Die Berliner GEW mahnte im Hinblick auf die Zahlen, Scheeres müsse „der Realität ins Auge blicken und die Ausbildungskapazitäten an den Hochschulen weiter erhöhen“.

Auf die Quereinsteiger kommt es an

Berlin habe ein „gutes Konzept“ für die Qualifikation der Quereinsteiger vorgelegt, betonte Bildungssenatorin Sandra Scheeres (SPD). Dieses Konzept müsse nun im Hinblick auf die Lehrkräfte, die kein Fach der Berliner Schule studiert haben – die sogenannten Seiteneinsteiger oder auch "Lehrer ohne volle Lehrbefähigung" (LovL) - , weiterentwickelt werden. "Es ist wichtig, dass sich jetzt auch andere Länder auf den Weg machen und von Berliner und anderen Erfahrungen lernen!", twitterte Dirk Zorn von der Bertelsmann-Stiftung.

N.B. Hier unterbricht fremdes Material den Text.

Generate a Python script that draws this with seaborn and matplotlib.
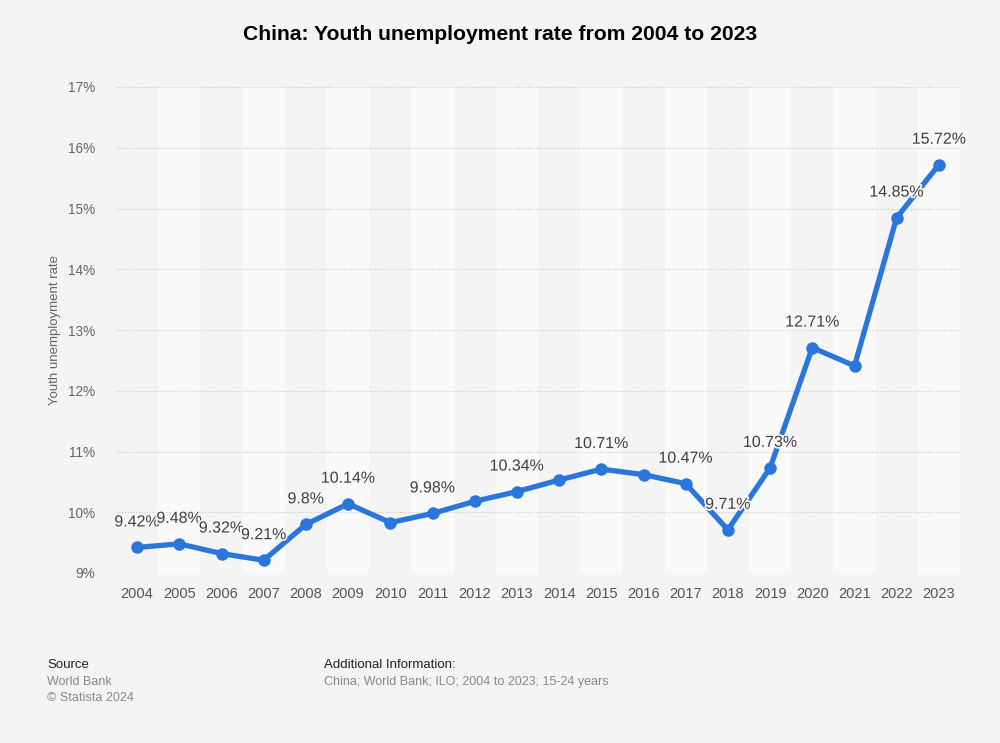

Zorn und Bildungsforscher Klaus Klemm hatten für die Bertelsmann-Stiftung im Januar ebenfalls eine Prognose zum Lehrerbedarf vorgelegt, sich dabei aber auf die Grundschulen beschränkt. Prognose wurde durch die KMK-Zahlen "eindrucksvoll bestätigt", wie Zorn im Vergleich feststellte. Allerdings gab er zu bedenken, dass die KMK für die Jahre ab 2021 "nach wie vor von zu geringen Schülerzahlen ausgeht". Klemm und er hätten einen Bedarf von jährlich 2000 Lehrern mehr als die KMK berechnet. Auch diese Diskrepanz spricht für Holters Forderung, die Bedarfsfeststellung auf KMK-Ebene künftig zu verbessern, um die Validität zu erhöhen.

Bayern fehlen Lehrer - wegen der Rückkehr zu G9

Auffällig ist, dass von den westdeutschen Ländern ausgerechnet Bayern auf einen Mangel zusteuert – obwohl dort bislang kaum Klagen über zu wenig Lehrkräfte zu hören waren. Ab 2025 werden aber jährlich zwischen 1500 und 2500 Lehrer zu wenig zur Verfügung stehen. Das bayrische Kultusministerium erklärt die drohende Lücke mit der Wiedereinführung des neunjährigen Gymnasiums. 2025 sei das Jahr, in dem zu ersten Mal wieder ein 13. Schuljahr angeboten wird. Allerdings hat Bayern noch Zeit, bis dahin gegenzusteuern - anders als Berlin und die meisten anderen Bundesländer, deren Bedarf schon jetzt größer ist als die Zahl der Hochschulabsolventen und Referendare.